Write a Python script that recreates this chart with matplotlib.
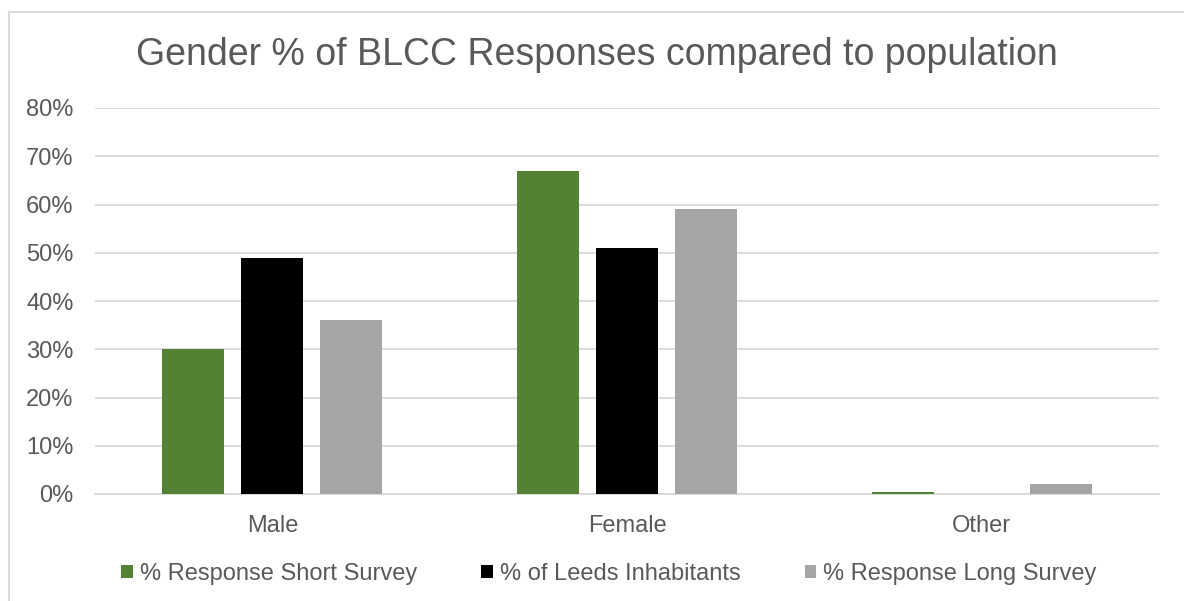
import matplotlib.pyplot as plt
import numpy as np
from matplotlib.patches import Rectangle

plt.rcParams['font.family'] = ['Liberation Sans', 'DejaVu Sans']

categories = ['Male', 'Female', 'Other']
short_survey = [30, 67, 0.5]
leeds_pop = [49, 51, 0]
long_survey = [36, 59, 2]
series_names = ['% Response Short Survey', '% of Leeds Inhabitants', '% Response Long Survey']
colors = ['#548235', '#000000', '#A5A5A5']
yticks = [0, 10, 20, 30, 40, 50, 60, 70, 80]

txt = '#595959'

fig = plt.figure(figsize=(11.84, 6.01), dpi=100)
ax = fig.add_axes([95 / 1184, 1 - 494 / 601, (1159 - 95) / 1184, (494 - 108) / 601])

# chart frame (light grey border)
fig.patches.append(Rectangle((8.5 / 1184, -0.1), 1.2, 1 - 11.5 / 601 + 0.1,
                             transform=fig.transFigure, fill=False,
                             edgecolor='#D9D9D9', linewidth=1.5))

x = np.arange(len(categories))
w = 0.175
offs = [-0.2225, 0, 0.2225]
for vals, off, c, name in zip([short_survey, leeds_pop, long_survey], offs, colors, series_names):
    ax.bar(x + off, vals, width=w, color=c, label=name, zorder=3)

ax.set_xlim(-0.5, 2.5)
ax.set_ylim(0, 80)
ax.set_yticks(yticks)
ax.set_yticklabels([f'{v}%' for v in yticks])
ax.set_xticks(x)
ax.set_xticklabels(categories)
ax.grid(axis='y', color='#D9D9D9', linewidth=1.3, zorder=0)
for s in ['top', 'right', 'left']:
    ax.spines[s].set_visible(False)
ax.spines['bottom'].set_color('#D9D9D9')
ax.spines['bottom'].set_linewidth(1.3)
ax.tick_params(axis='both', length=0, labelsize=17, colors=txt)
ax.tick_params(axis='y', pad=15.5)
ax.tick_params(axis='x', pad=15)

fig.text(597 / 1184, 1 - 55 / 601, 'Gender % of BLCC Responses compared to population',
         ha='center', va='center', fontsize=27, color=txt)

leg = fig.legend(loc='center', bbox_to_anchor=(609 / 1184, 1 - 574 / 601), ncol=3,
                 frameon=False, fontsize=17, handlelength=0.5, handleheight=0.5,
                 handletextpad=0.3, columnspacing=2.7)
for t in leg.get_texts():
    t.set_color(txt)

fig.savefig('out.png', dpi=100)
###
§ Task to complete: Only the lines from the start of the material through the line containing "edgecolor='#D9D9D9', linewidth=1.5))" should be transcribed. Pictures stay out.

§ Response:
Write a Python script that recreates this chart with matplotlib.
import matplotlib.pyplot as plt
import numpy as np
from matplotlib.patches import Rectangle

plt.rcParams['font.family'] = ['Liberation Sans', 'DejaVu Sans']

categories = ['Male', 'Female', 'Other']
short_survey = [30, 67, 0.5]
leeds_pop = [49, 51, 0]
long_survey = [36, 59, 2]
series_names = ['% Response Short Survey', '% of Leeds Inhabitants', '% Response Long Survey']
colors = ['#548235', '#000000', '#A5A5A5']
yticks = [0, 10, 20, 30, 40, 50, 60, 70, 80]

txt = '#595959'

fig = plt.figure(figsize=(11.84, 6.01), dpi=100)
ax = fig.add_axes([95 / 1184, 1 - 494 / 601, (1159 - 95) / 1184, (494 - 108) / 601])

# chart frame (light grey border)
fig.patches.append(Rectangle((8.5 / 1184, -0.1), 1.2, 1 - 11.5 / 601 + 0.1,
                             transform=fig.transFigure, fill=False,
                             edgecolor='#D9D9D9', linewidth=1.5))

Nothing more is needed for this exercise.